Demanding the impossible: a strike zine

by Darren Umney June 5, 2018

This article is part of a JCE online curation of the UK university 2018 industrial action.

At the end of the UCU industrial action in February-March 2018 a group of geographers at Nottingham University produced a ‘strike zine’. This was made as a record and reflection on their experience of the 14 days of strikes that took place at universites around the UK in protest over proposed changes to pensions under the Universities Superannuation Scheme (USS) brought in by Universities UK (UUK). It is made available here as part of the Journal of Cultural Ecomony’s archive of that strike action and the issues that it raised for teachers and workers in education in twenty-first century Britain and around the world.


Contributors to the zine were:
Nick Clare,
Richard Field,
Isla Forsyth,
Cordelia Freeman,
Shaun French,
Sarah Jewitt,
Holly Jewitt
Maurice,
Kiri Langmead,
Steve Legg,
Suzanne McGowan,
Carol Morris,
Jo Norcup,
Susanne Seymour,
Ellie Soccorsy

Demanding the impossible is a testament to the sense of solidarity and spirit of resistance that fomented in response to UUK pension proposals. A spirit of solidarity that is manifest in the groups’ conscious decision to eschew the conventions of individual authorship in favour of a collaborative authorship model that better captures the collective praxis of striking, picketing and manufacturing the zine itself. And thus seeking to challenge, albeit in a small way, the conventions of the neoliberal academy. It brings together a collection of perspectives that represent a national, if not international, reawakening of what 50 years earlier had been a call to arms against the machinations of an interventionist and conservative state. The notion of a zine reflects that back-street radicalism, although the production values afforded by a DTP production and PDF distribution channel indicate the arguably more sophisticated dependance on technology and its attendant aesthetics and acronyms.

The various articles in the zine encapsulate a moment in academic life when the rank and file seem to have shaken out of a slumber, induced perhaps by the relatively comfortable salaries and flexible working conditions enjoyed by a decreasing number of old-school tenure-track positions. It is clear to many that the onerous demands of the increasingly administrative work that many must do alongside teaching and research leave little time for reflection or resistance.

But the proposed shift in burden of pension risk from institution to individual appeared to cross a line, spawning careful examination – and sometimes didactic explanation – of contemporary finance and political tactics, as well as protest songs, personal testimony, common ground, and shared hashtags. This strike, many have suggested, changed everything.

What has been made clear by the first six months of 2018, a clarity which can be distilled from this zine, is that the skills of academic staff – skills we have learnt from our own research and teaching experience – can be harnessed. We can draw upon our expertise to disseminate the results of our various projects and programmes and to improve the day-to-day experience of our students. But we can also harness our collective will and well-honed analytical lenses to focus on wider structural problems that have been unsettling and unnerving us for decades and to recapture a ’68-like spirit of radical critique and streetwise resistance that seemed lost.

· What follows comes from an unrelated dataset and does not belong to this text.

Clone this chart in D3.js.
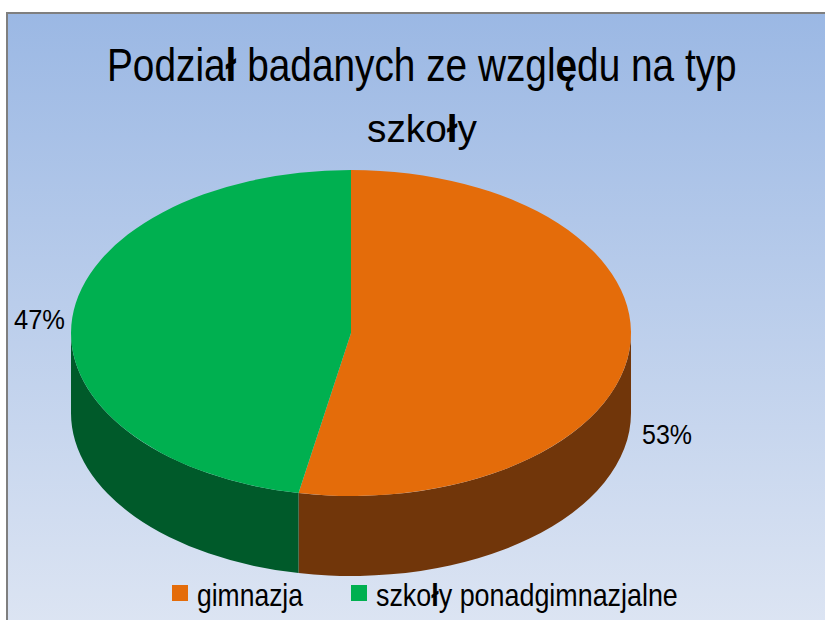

Yet by early June at the annual UCU congress, it seems that the union that had ostensibly been brought together by this strike was in the process of falling apart. Newly radicalised members’ demands for university and union reform were being ignored and their potential contribution to debates was being denied. The senior management of the unions had, it seemed, closed ranks, and, like the senior management of the universities, turned on its members. How this plays out over the subsequent months may become crucial to the future not only of individual staff but also of the wider academy and its political landscape.